▸ **Data extract**
__________
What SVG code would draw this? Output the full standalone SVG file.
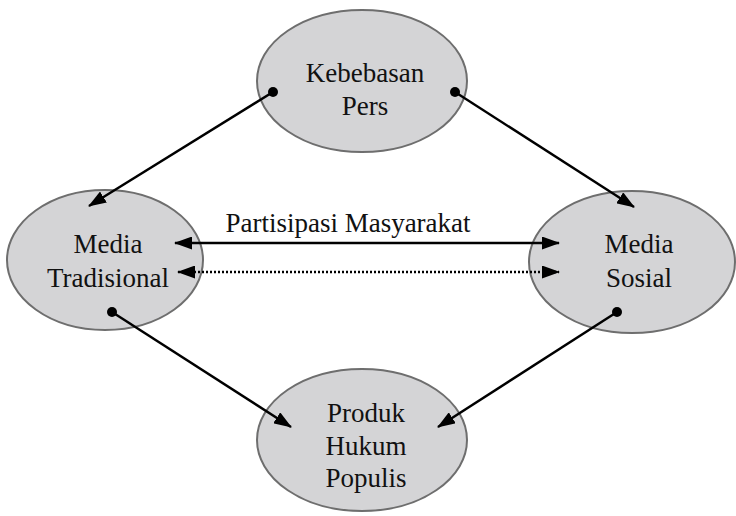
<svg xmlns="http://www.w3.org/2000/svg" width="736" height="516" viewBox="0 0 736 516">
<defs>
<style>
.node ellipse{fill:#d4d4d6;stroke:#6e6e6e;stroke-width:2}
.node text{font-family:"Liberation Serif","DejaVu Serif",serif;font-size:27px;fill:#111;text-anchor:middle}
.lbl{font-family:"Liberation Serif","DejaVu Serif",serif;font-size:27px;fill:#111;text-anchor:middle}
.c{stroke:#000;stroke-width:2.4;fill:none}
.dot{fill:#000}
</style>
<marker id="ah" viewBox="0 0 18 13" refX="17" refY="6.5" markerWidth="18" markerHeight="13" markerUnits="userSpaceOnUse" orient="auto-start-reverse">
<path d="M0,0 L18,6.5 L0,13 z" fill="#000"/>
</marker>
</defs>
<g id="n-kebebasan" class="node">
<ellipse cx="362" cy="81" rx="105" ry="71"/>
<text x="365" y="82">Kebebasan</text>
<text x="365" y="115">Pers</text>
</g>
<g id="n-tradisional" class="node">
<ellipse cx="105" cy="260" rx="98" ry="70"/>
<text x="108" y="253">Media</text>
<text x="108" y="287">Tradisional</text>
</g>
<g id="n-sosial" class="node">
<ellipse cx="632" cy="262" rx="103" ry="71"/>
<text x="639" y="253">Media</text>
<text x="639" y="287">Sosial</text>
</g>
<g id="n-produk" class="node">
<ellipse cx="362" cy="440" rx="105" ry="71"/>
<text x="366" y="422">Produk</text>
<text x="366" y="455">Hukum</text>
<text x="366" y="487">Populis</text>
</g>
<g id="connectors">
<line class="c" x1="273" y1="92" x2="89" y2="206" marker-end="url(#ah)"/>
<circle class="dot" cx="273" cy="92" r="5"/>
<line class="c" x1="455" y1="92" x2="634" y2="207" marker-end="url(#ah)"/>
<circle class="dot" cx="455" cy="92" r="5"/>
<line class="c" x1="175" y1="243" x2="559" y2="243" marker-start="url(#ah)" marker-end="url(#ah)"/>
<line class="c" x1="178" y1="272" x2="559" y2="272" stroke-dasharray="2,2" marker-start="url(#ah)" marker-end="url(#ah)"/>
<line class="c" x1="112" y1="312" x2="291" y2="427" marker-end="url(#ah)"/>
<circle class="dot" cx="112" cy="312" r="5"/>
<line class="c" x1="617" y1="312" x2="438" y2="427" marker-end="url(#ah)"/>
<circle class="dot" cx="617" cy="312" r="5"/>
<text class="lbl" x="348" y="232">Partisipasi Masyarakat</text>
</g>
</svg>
__________
▸ **What you are asked to do**
Return each line from the material above exactly, but not the pictures.

▸ **Completed exercise**
What SVG code would draw this? Output the full standalone SVG file.
<svg xmlns="http://www.w3.org/2000/svg" width="736" height="516" viewBox="0 0 736 516">
<defs>
<style>
.node ellipse{fill:#d4d4d6;stroke:#6e6e6e;stroke-width:2}
.node text{font-family:"Liberation Serif","DejaVu Serif",serif;font-size:27px;fill:#111;text-anchor:middle}
.lbl{font-family:"Liberation Serif","DejaVu Serif",serif;font-size:27px;fill:#111;text-anchor:middle}
.c{stroke:#000;stroke-width:2.4;fill:none}
.dot{fill:#000}
</style>
<marker id="ah" viewBox="0 0 18 13" refX="17" refY="6.5" markerWidth="18" markerHeight="13" markerUnits="userSpaceOnUse" orient="auto-start-reverse">
<path d="M0,0 L18,6.5 L0,13 z" fill="#000"/>
</marker>
</defs>
<g id="n-kebebasan" class="node">
<ellipse cx="362" cy="81" rx="105" ry="71"/>
<text x="365" y="82">Kebebasan</text>
<text x="365" y="115">Pers</text>
</g>
<g id="n-tradisional" class="node">
<ellipse cx="105" cy="260" rx="98" ry="70"/>
<text x="108" y="253">Media</text>
<text x="108" y="287">Tradisional</text>
</g>
<g id="n-sosial" class="node">
<ellipse cx="632" cy="262" rx="103" ry="71"/>
<text x="639" y="253">Media</text>
<text x="639" y="287">Sosial</text>
</g>
<g id="n-produk" class="node">
<ellipse cx="362" cy="440" rx="105" ry="71"/>
<text x="366" y="422">Produk</text>
<text x="366" y="455">Hukum</text>
<text x="366" y="487">Populis</text>
</g>
<g id="connectors">
<line class="c" x1="273" y1="92" x2="89" y2="206" marker-end="url(#ah)"/>
<circle class="dot" cx="273" cy="92" r="5"/>
<line class="c" x1="455" y1="92" x2="634" y2="207" marker-end="url(#ah)"/>
<circle class="dot" cx="455" cy="92" r="5"/>
<line class="c" x1="175" y1="243" x2="559" y2="243" marker-start="url(#ah)" marker-end="url(#ah)"/>
<line class="c" x1="178" y1="272" x2="559" y2="272" stroke-dasharray="2,2" marker-start="url(#ah)" marker-end="url(#ah)"/>
<line class="c" x1="112" y1="312" x2="291" y2="427" marker-end="url(#ah)"/>
<circle class="dot" cx="112" cy="312" r="5"/>
<line class="c" x1="617" y1="312" x2="438" y2="427" marker-end="url(#ah)"/>
<circle class="dot" cx="617" cy="312" r="5"/>
<text class="lbl" x="348" y="232">Partisipasi Masyarakat</text>
</g>
</svg>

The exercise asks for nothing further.